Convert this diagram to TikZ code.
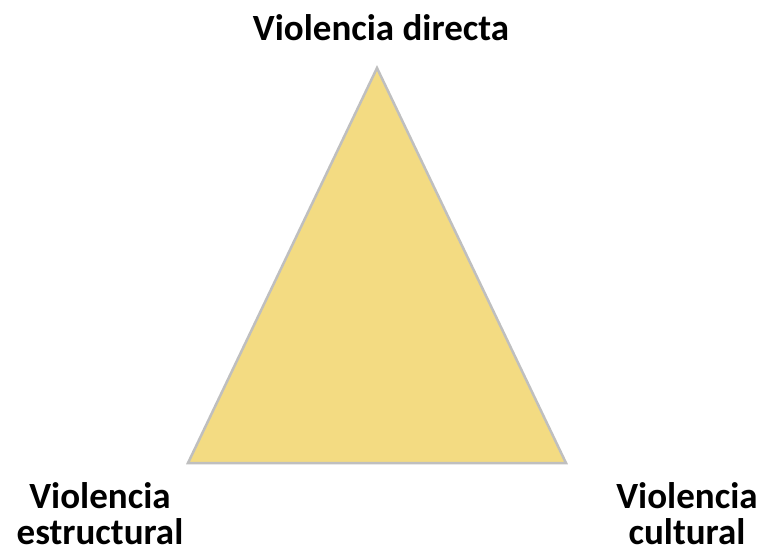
\documentclass[tikz,border=0pt]{standalone}
\usepackage{fontspec}
\setmainfont{Carlito}
\usetikzlibrary{positioning}

\definecolor{triyellow}{HTML}{F3DB82}
\definecolor{trigray}{HTML}{BFBFBF}

\begin{document}
\begin{tikzpicture}[x=1pt,y=-1pt,
	label text/.style={font=\fontsize{37}{36}\selectfont\bfseries, inner sep=0pt, align=center}]
	\useasboundingbox (0,0) rectangle (764,554);
	\coordinate (apex) at (377,68);
	\coordinate (left) at (188,463);
	\coordinate (right) at (566,463);
	\filldraw[fill=triyellow, draw=trigray, line width=2.5pt, line join=miter] (apex) -- (right) -- (left) -- cycle;
	\node[label text, anchor=base] (directa) at (381,40) {Violencia directa};
	\node[label text] (estructural) at (100,514) {Violencia\\estructural};
	\node[label text] (cultural) at (687,514) {Violencia\\cultural};
\end{tikzpicture}
\end{document}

→ Problem: Set the data above down again exactly as given, with no pictures.

→ Answer for this exercise:
Convert this diagram to TikZ code.
\documentclass[tikz,border=0pt]{standalone}
\usepackage{fontspec}
\setmainfont{Carlito}
\usetikzlibrary{positioning}

\definecolor{triyellow}{HTML}{F3DB82}
\definecolor{trigray}{HTML}{BFBFBF}

\begin{document}
\begin{tikzpicture}[x=1pt,y=-1pt,
	label text/.style={font=\fontsize{37}{36}\selectfont\bfseries, inner sep=0pt, align=center}]
	\useasboundingbox (0,0) rectangle (764,554);
	\coordinate (apex) at (377,68);
	\coordinate (left) at (188,463);
	\coordinate (right) at (566,463);
	\filldraw[fill=triyellow, draw=trigray, line width=2.5pt, line join=miter] (apex) -- (right) -- (left) -- cycle;
	\node[label text, anchor=base] (directa) at (381,40) {Violencia directa};
	\node[label text] (estructural) at (100,514) {Violencia\\estructural};
	\node[label text] (cultural) at (687,514) {Violencia\\cultural};
\end{tikzpicture}
\end{document}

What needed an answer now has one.